Last month I had the good fortune to be at Microsoft’s main campus in Redmond, and saw Pat Helland, from Microsoft’s .NET Enterprise Architecture Team, gave an excellent talk, entitled “Metropolis : Envisioning the Service-Oriented Enterprise”.  He had some very neat ideas about comparing software architecture, and the way it has evolved, with that of urban infrastructure – the Metropolis. He examined the impact of railroads, factories and increased travel during the 19th century on production, consumer goods and society, and likens it with what has been happening in the IT world. Very illuminating, especially when you consider that urban infrastructure is ahead of software in terms of its evolutions, so the parallels he draws are not only about what has happened, but historically what will happen in the future.

 

A version of this talk is available as a streaming media session on MSDN’s Architecture Strategy Series. The session is described as “Cities emerge one building at a time, but with the right planning codes the result can be more graceful and functional than anything one architect could conceive alone. Are services the Jerusalem stone of information technology, the facade that unites old and new to the benefit of all? What will an organizational technology portfolio look like in ten years time? How will advances in technology transform business and business processes? What are the key architectural patterns? What are the new limits? What do you set in motion today to anticipate the architecture of tomorrow? ” The link on the page to the session seems to be broken, so try this one instead.

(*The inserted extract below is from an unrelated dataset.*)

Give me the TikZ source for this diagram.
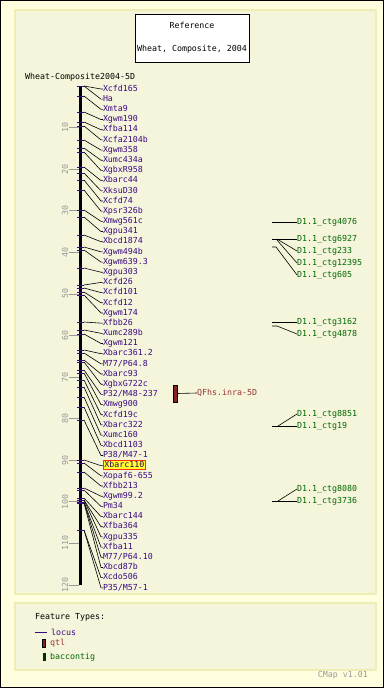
\documentclass[tikz,border=0pt]{standalone}
\usepackage{fontspec}
\usepackage{tikz}
\usetikzlibrary{positioning}
\newfontfamily\cmapfont{DejaVu Sans Mono}
\definecolor{cmOuter}{HTML}{FFFFE0}
\definecolor{cmPanel}{HTML}{F5F5DC}
\definecolor{cmEdge}{HTML}{EEEEB4}
\definecolor{cmLocus}{HTML}{3A0A80}
\definecolor{cmQtl}{HTML}{993333}
\definecolor{cmQtlBar}{HTML}{882222}
\definecolor{cmCtg}{HTML}{006600}
\definecolor{cmCtgBar}{HTML}{003300}
\definecolor{cmMute}{HTML}{999999}
\definecolor{cmMark}{HTML}{FF3300}
\definecolor{cmHigh}{HTML}{FFFF33}
\tikzset{
  cmtext/.style={font=\cmapfont\fontsize{8.3}{10}\selectfont, inner sep=0pt},
  panel/.style={draw=cmEdge, fill=cmPanel, line width=1.2pt},
  titlebox/.style={cmtext, draw, fill=white, line width=0.8pt, minimum width=114pt, minimum height=48pt, align=center},
  marker/.style={cmtext, text=cmLocus, text width=62pt, align=left, minimum height=10.18pt, outer sep=0pt, text height=6pt, text depth=1.5pt},
  ctglabel/.style={cmtext, text=cmCtg, anchor=west},
  qtllabel/.style={cmtext, text=cmQtl, anchor=west},
  scalenum/.style={cmtext, text=cmMute, rotate=90},
  locustick/.style={cmLocus, line width=0.8pt},
  majortick/.style={cmMute, line width=0.8pt},
  chraxis/.style={black, line width=3pt},
  conn/.style={black, line width=0.6pt},
  qtlbar/.style={draw=black, fill=cmQtlBar, line width=0.5pt, minimum width=4pt, minimum height=17pt, inner sep=0pt},
  legbar/.style={minimum width=3pt, minimum height=8pt, inner sep=0pt}
}
\newcommand{\hilite}[1]{{\fboxsep=0.6pt\fboxrule=0.8pt\fcolorbox{cmMark}{cmHigh}{\textcolor{cmLocus!70!black}{#1}}}}

\begin{document}
\begin{tikzpicture}[x=1pt, y=-1pt, node distance=0pt]
  \useasboundingbox (0,0) rectangle (384,688);
  \fill[cmOuter] (0,0) rectangle (384,688);
  \draw[black, line width=1pt] (0.5,0.5) rectangle (383.5,687.5);
  \draw[panel] (15,10) rectangle (376,594);
  \draw[panel] (15,603) rectangle (376,670);

  % title and map name
  \node[titlebox] (title) at (192,38) {Reference\\[13pt]Wheat, Composite, 2004};
  \node[cmtext, anchor=base west] (chrname) at (25,79) {Wheat-Composite2004-5D};

  % scale
  \draw[chraxis] (80,86) -- (80,585);
  \foreach \n in {10,20,...,120} {
    \draw[majortick] (69,{86+4.158*\n}) -- (79,{86+4.158*\n});
    \node[scalenum] (s\n) at (65,{86+4.158*\n}) {\n};
  }

  % loci
  \node[marker] (m1) at (134,89) {Xcfd165};
  \node[marker, below=of m1] (m2) {Ha};
  \node[marker, below=of m2] (m3) {Xmta9};
  \node[marker, below=of m3] (m4) {Xgwm190};
  \node[marker, below=of m4] (m5) {Xfba114};
  \node[marker, below=of m5] (m6) {Xcfa2104b};
  \node[marker, below=of m6] (m7) {Xgwm358};
  \node[marker, below=of m7] (m8) {Xumc434a};
  \node[marker, below=of m8] (m9) {XgbxR958};
  \node[marker, below=of m9] (m10) {Xbarc44};
  \node[marker, below=of m10] (m11) {XksuD30};
  \node[marker, below=of m11] (m12) {Xcfd74};
  \node[marker, below=of m12] (m13) {Xpsr326b};
  \node[marker, below=of m13] (m14) {Xmwg561c};
  \node[marker, below=of m14] (m15) {Xgpu341};
  \node[marker, below=of m15] (m16) {Xbcd1874};
  \node[marker, below=of m16] (m17) {Xgwm494b};
  \node[marker, below=of m17] (m18) {Xgwm639.3};
  \node[marker, below=of m18] (m19) {Xgpu303};
  \node[marker, below=of m19] (m20) {Xcfd26};
  \node[marker, below=of m20] (m21) {Xcfd101};
  \node[marker, below=of m21] (m22) {Xcfd12};
  \node[marker, below=of m22] (m23) {Xgwm174};
  \node[marker, below=of m23] (m24) {Xfbb26};
  \node[marker, below=of m24] (m25) {Xumc289b};
  \node[marker, below=of m25] (m26) {Xgwm121};
  \node[marker, below=of m26] (m27) {Xbarc361.2};
  \node[marker, below=of m27] (m28) {M77/P64.8};
  \node[marker, below=of m28] (m29) {Xbarc93};
  \node[marker, below=of m29] (m30) {XgbxG722c};
  \node[marker, below=of m30] (m31) {P32/M48-237};
  \node[marker, below=of m31] (m32) {Xmwg900};
  \node[marker, below=of m32] (m33) {Xcfd19c};
  \node[marker, below=of m33] (m34) {Xbarc322};
  \node[marker, below=of m34] (m35) {Xumc160};
  \node[marker, below=of m35] (m36) {Xbcd1103};
  \node[marker, below=of m36] (m37) {P38/M47-1};
  \node[marker, below=of m37] (m38) {\hilite{Xbarc110}};
  \node[marker, below=of m38] (m39) {Xopaf6-655};
  \node[marker, below=of m39] (m40) {Xfbb213};
  \node[marker, below=of m40] (m41) {Xgwm99.2};
  \node[marker, below=of m41] (m42) {Pm34};
  \node[marker, below=of m42] (m43) {Xbarc144};
  \node[marker, below=of m43] (m44) {Xfba364};
  \node[marker, below=of m44] (m45) {Xgpu335};
  \node[marker, below=of m45] (m46) {Xfba11};
  \node[marker, below=of m46] (m47) {M77/P64.10};
  \node[marker, below=of m47] (m48) {Xbcd87b};
  \node[marker, below=of m48] (m49) {Xcdo506};
  \node[marker, below=of m49] (m50) {P35/M57-1};

  \foreach \i/\y in {1/86, 2/86, 3/96, 4/112, 5/122, 6/126, 7/140, 8/148, 9/152, 10/167,
                     11/173, 12/180, 13/190, 14/210, 15/217, 16/235, 17/247, 18/250, 19/268, 20/285,
                     21/288, 22/292, 23/295, 24/322, 25/330, 26/334, 27/350, 28/353, 29/360, 30/362,
                     31/370, 32/373, 33/380, 34/387, 35/397, 36/407, 37/420, 38/460, 39/463, 40/472,
                     41/488, 42/490, 43/498, 44/500, 45/500, 46/502, 47/502, 48/503, 49/530, 50/530} {
    \coordinate (k\i) at (84,\y);
    \draw[locustick] (77,\y) -- (k\i);
    \draw[conn] (k\i) -- ([xshift=-2pt]m\i.west) -- (m\i.west);
  }

  % qtl
  \node[qtlbar] (qbar) at (175,393.5) {};
  \node[qtllabel] (qfhs) at (197,393) {QFhs.inra-5D};
  \draw[conn] (qbar.east) -- (qfhs.west);

  % bac contigs
  \node[ctglabel] (c4076) at (297,222) {D1.1\_ctg4076};
  \node[ctglabel] (c6927) at (297,239) {D1.1\_ctg6927};
  \node[ctglabel] (c233) at (297,251) {D1.1\_ctg233};
  \node[ctglabel] (c12395) at (297,263) {D1.1\_ctg12395};
  \node[ctglabel] (c605) at (297,275) {D1.1\_ctg605};
  \node[ctglabel] (c3162) at (297,322) {D1.1\_ctg3162};
  \node[ctglabel] (c4878) at (297,334) {D1.1\_ctg4878};
  \node[ctglabel] (c8851) at (297,414) {D1.1\_ctg8851};
  \node[ctglabel] (c19) at (297,426) {D1.1\_ctg19};
  \node[ctglabel] (c8080) at (297,489) {D1.1\_ctg8080};
  \node[ctglabel] (c3736) at (297,501) {D1.1\_ctg3736};
  \coordinate (b4076) at (272,222);
  \coordinate (b6927) at (272,239);
  \coordinate (b233) at (277,239);
  \coordinate (b12395) at (277,240);
  \coordinate (b605) at (272,247);
  \coordinate (b3162) at (272,322);
  \coordinate (b4878) at (272,326);
  \coordinate (b19) at (272,426);
  \coordinate (b8851) at (278,426);
  \coordinate (b3736) at (272,501);
  \coordinate (b8080) at (278,501);
  \draw[conn] (b4076) -- (c4076.west);
  \draw[conn] (b6927) -- (c6927.west);
  \draw[conn] (b233) -- (c233.west);
  \draw[conn] (b12395) -- (c12395.west);
  \draw[conn] (b605) -- ++(4,0) -- (c605.west);
  \draw[conn] (b3162) -- (c3162.west);
  \draw[conn] (b4878) -- ++(5,0) -- (c4878.west);
  \draw[conn] (b19) -- (c19.west);
  \draw[conn] (b8851) -- (c8851.west);
  \draw[conn] (b3736) -- (c3736.west);
  \draw[conn] (b8080) -- (c8080.west);

  % legend
  \node[cmtext, anchor=west] (legtitle) at (35,617) {Feature Types:};
  \coordinate (legline) at (35,632);
  \node[cmtext, text=cmLocus, anchor=west] (leglocus) at (51,632) {locus};
  \draw[cmLocus, line width=0.8pt] (legline) -- ++(12,0);
  \node[legbar, fill=cmQtlBar, draw=black, line width=0.4pt] (legqbar) at (44,643.5) {};
  \node[qtllabel] (legqtl) at (50,643) {qtl};
  \node[legbar, fill=cmCtgBar] (legcbar) at (44,656.5) {};
  \node[ctglabel] (legctg) at (50,657) {baccontig};
  \node[cmtext, text=cmMute, anchor=east] (version) at (368,675) {CMap v1.01};
\end{tikzpicture}
\end{document}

Pat mentioned in passing a paper that caught my eye – Big Ball of Mud. Its worth reading this paper – its around 40 pages long, and very readable. It discusses why architectures tend to get in the mess they do, why good architecture is so important, and what can be done about the whole situation. I’m a big fan of this idea. On more than one occasion I come across applications that, whilst they may have started of their life well designed, have moved well beyond that, to the point where adding new subsystems or technologies (such as security modules, directory service integration, web services support, etc) becomes extremely difficult to do, whilst still ensuring the integrity of the system as a whole. Facades, abstractions and indirections are key to creating a loosely coupled architecture, and building in flexibility and growth to a system. If you think you are immune to this problem, could you really make the changes I mention above to your systems today???